Task statement: Search the material for the word "Rebuild" and copy each line that holds it.
━━ Extracted records ━━
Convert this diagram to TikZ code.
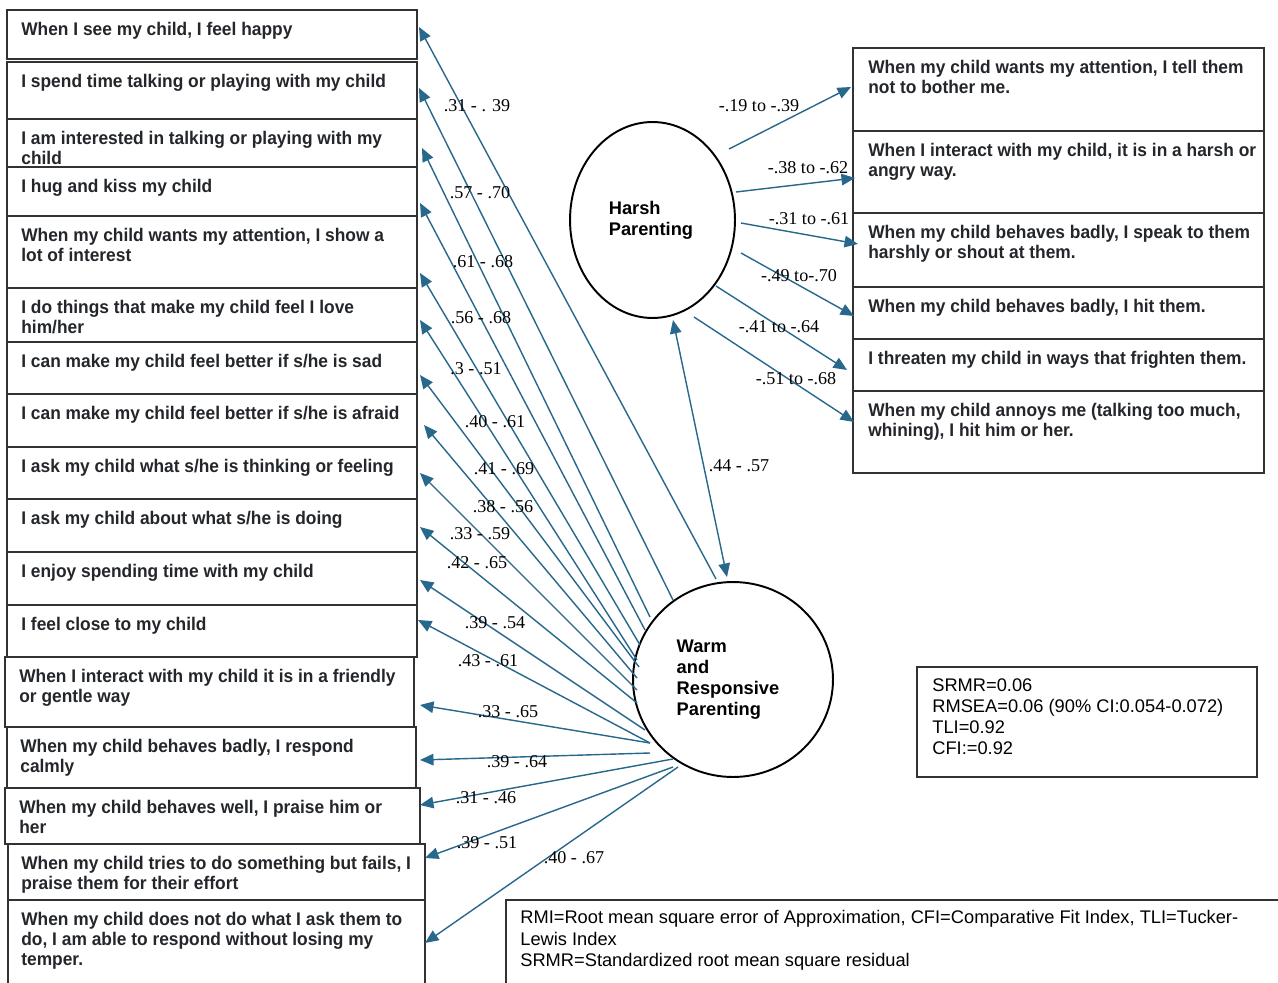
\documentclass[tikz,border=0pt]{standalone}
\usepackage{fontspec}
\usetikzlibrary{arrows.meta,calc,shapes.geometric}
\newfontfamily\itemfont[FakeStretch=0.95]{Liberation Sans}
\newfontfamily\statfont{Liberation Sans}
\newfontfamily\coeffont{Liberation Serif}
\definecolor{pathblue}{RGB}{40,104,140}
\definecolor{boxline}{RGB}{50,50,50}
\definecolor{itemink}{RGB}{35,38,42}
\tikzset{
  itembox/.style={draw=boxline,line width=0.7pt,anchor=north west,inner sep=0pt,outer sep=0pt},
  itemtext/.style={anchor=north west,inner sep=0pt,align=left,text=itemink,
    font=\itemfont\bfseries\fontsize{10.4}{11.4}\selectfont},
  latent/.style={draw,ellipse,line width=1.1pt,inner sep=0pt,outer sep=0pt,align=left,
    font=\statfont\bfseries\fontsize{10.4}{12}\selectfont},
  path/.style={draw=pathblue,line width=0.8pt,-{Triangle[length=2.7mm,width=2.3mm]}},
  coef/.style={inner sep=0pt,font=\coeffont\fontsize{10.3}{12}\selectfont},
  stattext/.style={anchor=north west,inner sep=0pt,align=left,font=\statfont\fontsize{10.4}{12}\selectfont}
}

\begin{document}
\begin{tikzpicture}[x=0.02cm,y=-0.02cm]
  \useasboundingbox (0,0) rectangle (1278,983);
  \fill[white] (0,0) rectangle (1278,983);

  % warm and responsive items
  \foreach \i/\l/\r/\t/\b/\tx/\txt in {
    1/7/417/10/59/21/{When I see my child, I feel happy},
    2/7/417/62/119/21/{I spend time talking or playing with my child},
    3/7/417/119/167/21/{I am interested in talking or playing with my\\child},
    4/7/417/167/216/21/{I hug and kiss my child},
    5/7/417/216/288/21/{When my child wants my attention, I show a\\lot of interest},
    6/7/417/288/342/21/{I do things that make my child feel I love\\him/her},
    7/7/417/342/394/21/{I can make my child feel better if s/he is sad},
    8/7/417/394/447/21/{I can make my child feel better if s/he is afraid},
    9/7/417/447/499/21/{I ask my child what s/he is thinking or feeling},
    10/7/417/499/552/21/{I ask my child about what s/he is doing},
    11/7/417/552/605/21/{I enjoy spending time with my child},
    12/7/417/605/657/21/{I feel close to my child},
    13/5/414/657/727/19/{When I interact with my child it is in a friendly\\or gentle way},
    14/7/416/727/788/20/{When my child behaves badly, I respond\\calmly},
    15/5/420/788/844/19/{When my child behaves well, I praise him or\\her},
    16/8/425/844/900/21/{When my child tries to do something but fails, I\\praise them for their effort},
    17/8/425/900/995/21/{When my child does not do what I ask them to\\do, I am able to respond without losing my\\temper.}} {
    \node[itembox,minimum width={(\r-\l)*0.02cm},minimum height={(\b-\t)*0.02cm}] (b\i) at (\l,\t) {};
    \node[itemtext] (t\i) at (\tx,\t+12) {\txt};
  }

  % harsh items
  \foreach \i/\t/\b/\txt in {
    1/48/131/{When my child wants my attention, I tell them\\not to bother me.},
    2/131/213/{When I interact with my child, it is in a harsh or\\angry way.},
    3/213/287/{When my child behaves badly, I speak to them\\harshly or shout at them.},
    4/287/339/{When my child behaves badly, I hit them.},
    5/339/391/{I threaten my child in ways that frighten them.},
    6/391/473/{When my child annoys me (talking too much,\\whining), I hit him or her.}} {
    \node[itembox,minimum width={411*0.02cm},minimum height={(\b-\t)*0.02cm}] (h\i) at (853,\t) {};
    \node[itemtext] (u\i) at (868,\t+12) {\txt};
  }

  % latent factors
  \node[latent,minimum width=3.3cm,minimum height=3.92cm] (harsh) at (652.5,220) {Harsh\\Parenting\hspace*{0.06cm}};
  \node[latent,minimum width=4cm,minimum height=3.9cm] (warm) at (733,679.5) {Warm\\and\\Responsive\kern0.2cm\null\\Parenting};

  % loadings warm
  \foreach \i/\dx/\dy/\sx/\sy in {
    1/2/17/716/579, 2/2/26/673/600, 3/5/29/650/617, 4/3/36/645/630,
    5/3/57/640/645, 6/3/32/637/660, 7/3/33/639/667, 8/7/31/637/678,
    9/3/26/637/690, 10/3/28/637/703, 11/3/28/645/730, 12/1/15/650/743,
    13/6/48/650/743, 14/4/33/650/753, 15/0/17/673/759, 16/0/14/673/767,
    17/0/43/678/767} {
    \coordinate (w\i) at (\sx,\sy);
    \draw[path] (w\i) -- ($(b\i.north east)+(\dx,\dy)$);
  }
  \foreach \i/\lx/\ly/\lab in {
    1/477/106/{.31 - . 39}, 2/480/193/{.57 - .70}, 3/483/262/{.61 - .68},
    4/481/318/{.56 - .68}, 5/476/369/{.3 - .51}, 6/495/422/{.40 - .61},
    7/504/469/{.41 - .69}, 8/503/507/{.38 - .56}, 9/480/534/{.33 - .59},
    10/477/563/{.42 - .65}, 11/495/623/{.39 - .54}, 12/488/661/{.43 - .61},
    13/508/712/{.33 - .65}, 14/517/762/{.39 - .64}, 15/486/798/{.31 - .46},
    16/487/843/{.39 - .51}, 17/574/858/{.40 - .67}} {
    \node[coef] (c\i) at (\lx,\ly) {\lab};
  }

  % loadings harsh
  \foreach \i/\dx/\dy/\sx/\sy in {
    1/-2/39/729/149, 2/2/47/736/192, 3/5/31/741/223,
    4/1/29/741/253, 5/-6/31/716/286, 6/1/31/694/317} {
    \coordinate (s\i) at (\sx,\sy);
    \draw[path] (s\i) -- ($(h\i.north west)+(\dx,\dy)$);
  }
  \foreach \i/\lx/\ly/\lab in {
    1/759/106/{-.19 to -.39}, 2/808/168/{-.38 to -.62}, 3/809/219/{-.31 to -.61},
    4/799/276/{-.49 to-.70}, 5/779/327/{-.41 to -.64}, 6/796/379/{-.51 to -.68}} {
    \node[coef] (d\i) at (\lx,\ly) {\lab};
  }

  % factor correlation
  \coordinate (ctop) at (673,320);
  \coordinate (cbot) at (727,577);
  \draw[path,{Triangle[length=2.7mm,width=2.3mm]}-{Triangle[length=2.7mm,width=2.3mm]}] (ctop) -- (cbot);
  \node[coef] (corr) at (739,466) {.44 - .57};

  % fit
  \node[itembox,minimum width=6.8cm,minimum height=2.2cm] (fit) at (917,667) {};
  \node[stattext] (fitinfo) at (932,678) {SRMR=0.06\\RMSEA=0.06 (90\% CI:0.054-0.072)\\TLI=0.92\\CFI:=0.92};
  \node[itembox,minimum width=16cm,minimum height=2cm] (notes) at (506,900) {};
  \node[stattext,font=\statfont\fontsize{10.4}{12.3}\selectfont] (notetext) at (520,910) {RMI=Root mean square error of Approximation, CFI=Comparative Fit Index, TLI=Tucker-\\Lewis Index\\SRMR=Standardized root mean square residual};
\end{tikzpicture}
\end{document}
━━━
━━ Extracted records ━━
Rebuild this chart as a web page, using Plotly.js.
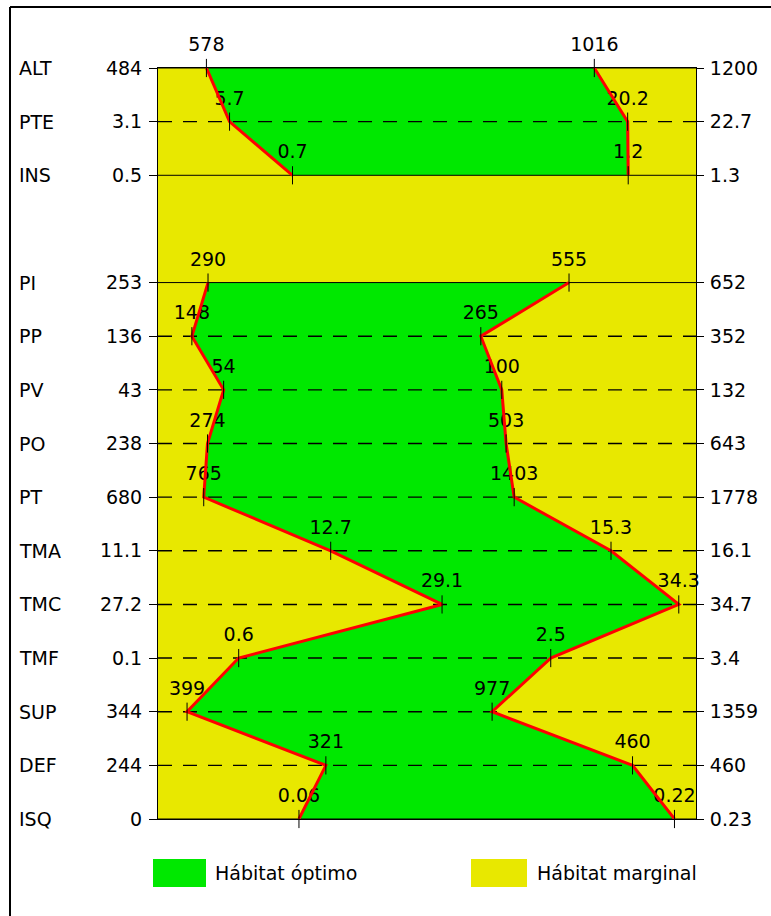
━━━
━━ Extracted records ━━
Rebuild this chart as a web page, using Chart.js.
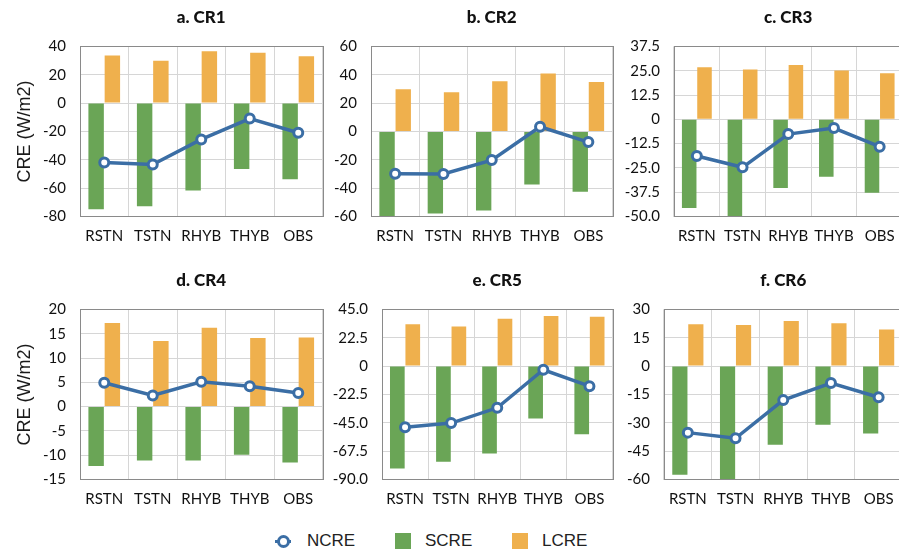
━━━
Correct answer:
Rebuild this chart as a web page, using Plotly.js.
Rebuild this chart as a web page, using Chart.js.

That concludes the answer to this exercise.